Delivering a measurable impact in countries
Overview
The world is off track to reach most of the triple billion targets and the health-related Sustainable Development Goals (SDGs). Urgent action is needed to accelerate progress, or the world may fall further off track. In response to the ever-changing global health challenges, WHO embraced the approach of Delivery for Impact, as part of its transformation led by the Director General, emphasizing translating data, science, and evidence into tangible results in countries.
Delivery for Impact is a way of working that answers the simple but profoundly important question of how WHO can drive a measurable impact in countries. By supporting Member States and working alongside with partners to get things done, Delivery for Impact optimized impact in countries. Over the past five years, WHO has been streamlining this practice across all three levels of the organization and in countries and it is taking root. The opportunity is now to scale it up and make it a core part of GPW14 making a significant contribution to global health.
Incorporating the practice of delivery is a crucial part of the Results-Based Management (RBM) and Country Cooperation Strategy (CCS). This will ensure accountability, efficiency, and transparency of the Secretariat. By integrating delivery principles, WHO aims to be more agile and responsive to country priorities, focusing on effective solutions to accelerate measurable impact and address health inequalities. It puts in place routines to track progress when things go off track, enabling course correction and overcome unforeseen challenges until the goal is achieved. The impact-focused CCS could become a platform for delivery lending to collaborative decision-making, prioritization, implementation of high impact initiatives, resource planning and mobilization, accountability, and supporting Member States, while tracking the Secretariat's contribution.
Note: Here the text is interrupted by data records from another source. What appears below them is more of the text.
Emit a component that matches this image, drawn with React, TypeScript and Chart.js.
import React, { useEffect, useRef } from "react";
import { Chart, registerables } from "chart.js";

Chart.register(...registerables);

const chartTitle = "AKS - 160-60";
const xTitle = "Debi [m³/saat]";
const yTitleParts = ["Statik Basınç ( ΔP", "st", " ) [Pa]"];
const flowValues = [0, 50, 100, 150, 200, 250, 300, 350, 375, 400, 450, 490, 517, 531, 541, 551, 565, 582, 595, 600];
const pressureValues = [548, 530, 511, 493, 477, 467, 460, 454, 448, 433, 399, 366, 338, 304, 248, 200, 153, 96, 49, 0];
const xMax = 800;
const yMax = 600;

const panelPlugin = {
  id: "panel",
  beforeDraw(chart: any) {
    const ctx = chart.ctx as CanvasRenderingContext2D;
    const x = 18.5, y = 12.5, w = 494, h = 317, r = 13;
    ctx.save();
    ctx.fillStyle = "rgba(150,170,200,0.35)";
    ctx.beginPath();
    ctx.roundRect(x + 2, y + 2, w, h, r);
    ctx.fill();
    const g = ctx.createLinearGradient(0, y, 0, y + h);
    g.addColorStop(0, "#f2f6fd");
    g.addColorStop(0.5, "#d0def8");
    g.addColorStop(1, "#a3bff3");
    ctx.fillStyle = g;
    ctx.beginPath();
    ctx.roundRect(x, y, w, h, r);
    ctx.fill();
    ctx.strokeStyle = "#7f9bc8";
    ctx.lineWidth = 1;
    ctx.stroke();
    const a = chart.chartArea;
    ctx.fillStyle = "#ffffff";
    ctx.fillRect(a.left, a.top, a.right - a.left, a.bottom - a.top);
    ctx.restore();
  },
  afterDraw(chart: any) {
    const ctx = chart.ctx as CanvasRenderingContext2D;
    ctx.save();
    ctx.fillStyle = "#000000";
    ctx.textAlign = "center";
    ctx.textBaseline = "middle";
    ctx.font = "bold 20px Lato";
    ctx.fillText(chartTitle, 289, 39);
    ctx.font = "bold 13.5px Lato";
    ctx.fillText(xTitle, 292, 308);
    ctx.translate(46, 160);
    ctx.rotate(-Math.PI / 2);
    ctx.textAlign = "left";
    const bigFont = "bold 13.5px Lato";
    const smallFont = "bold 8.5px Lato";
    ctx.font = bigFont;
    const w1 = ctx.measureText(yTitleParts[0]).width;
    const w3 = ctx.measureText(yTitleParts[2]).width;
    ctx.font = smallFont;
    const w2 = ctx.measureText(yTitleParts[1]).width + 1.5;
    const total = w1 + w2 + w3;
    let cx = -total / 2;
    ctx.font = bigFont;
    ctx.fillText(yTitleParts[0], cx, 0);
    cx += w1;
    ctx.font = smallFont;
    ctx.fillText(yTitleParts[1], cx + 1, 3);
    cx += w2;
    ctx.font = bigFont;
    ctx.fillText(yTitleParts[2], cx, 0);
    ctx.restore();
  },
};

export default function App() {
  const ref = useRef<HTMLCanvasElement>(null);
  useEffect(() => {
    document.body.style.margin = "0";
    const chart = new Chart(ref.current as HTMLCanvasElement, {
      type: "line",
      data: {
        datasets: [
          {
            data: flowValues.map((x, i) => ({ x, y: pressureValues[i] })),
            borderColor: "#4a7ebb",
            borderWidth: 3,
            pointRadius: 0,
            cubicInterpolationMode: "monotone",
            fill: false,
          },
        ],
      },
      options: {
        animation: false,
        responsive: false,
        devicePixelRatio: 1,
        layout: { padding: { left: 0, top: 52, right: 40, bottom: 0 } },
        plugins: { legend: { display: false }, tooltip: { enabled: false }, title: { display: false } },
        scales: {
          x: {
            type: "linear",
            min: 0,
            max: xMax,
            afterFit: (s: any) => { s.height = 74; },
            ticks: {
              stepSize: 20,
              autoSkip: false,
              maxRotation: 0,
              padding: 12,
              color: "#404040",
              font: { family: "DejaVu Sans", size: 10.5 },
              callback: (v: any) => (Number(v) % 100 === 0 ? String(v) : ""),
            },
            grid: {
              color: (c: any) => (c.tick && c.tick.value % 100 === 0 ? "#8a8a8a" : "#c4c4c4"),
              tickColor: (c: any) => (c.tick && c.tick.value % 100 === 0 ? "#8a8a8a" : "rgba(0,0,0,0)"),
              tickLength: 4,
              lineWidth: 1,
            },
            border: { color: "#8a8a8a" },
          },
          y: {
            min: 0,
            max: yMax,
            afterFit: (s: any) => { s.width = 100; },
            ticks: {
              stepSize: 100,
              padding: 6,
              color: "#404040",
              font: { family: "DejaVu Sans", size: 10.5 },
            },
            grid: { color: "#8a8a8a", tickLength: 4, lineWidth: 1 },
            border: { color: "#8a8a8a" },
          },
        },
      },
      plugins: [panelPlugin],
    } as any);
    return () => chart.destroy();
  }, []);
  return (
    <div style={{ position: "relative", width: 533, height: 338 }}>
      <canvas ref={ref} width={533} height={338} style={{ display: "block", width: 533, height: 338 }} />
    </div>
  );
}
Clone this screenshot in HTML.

Almost 100 countries are working on their CCS in collaboration with their governments. Ten WHO country offices have demonstrated impressive commitment using the end-to-end delivery approach in a 100-day challenge. For example, Nepal's success in securing the Pandemic Fund was attributed to integrating acceleration scenarios for implementing the International Health Regulations (2005). Over 50 countries have also adopted delivery tools to enhance their effectiveness to specific programmes.
Global stocktakes, chaired by the Director-General with senior leadership at all three levels, track progress towards SDGs and triple billion targets. These stocktakes focus on the programmatic areas such as climate and health, obesity, tuberculosis, primary health care, health financing, health workforce, health emergencies preparedness, and reducing maternal mortality, to identify milestones and outputs to accelerate progress and drive implementation. These stocktakes shift the focus from problems to solutions and from planning to action, driving implementation and programmatic accountability. Several countries are using delivery stocktakes to track and manage national and subnational progress.
The combined efforts of WHO's RBM system and the Delivery for Impact approach are visibly transforming the organization. This systematic application, evident in the GPW13 global targets, results framework, and country prioritization processes, is leading to a more impact focused WHO, enabling intentional achievement of country impact.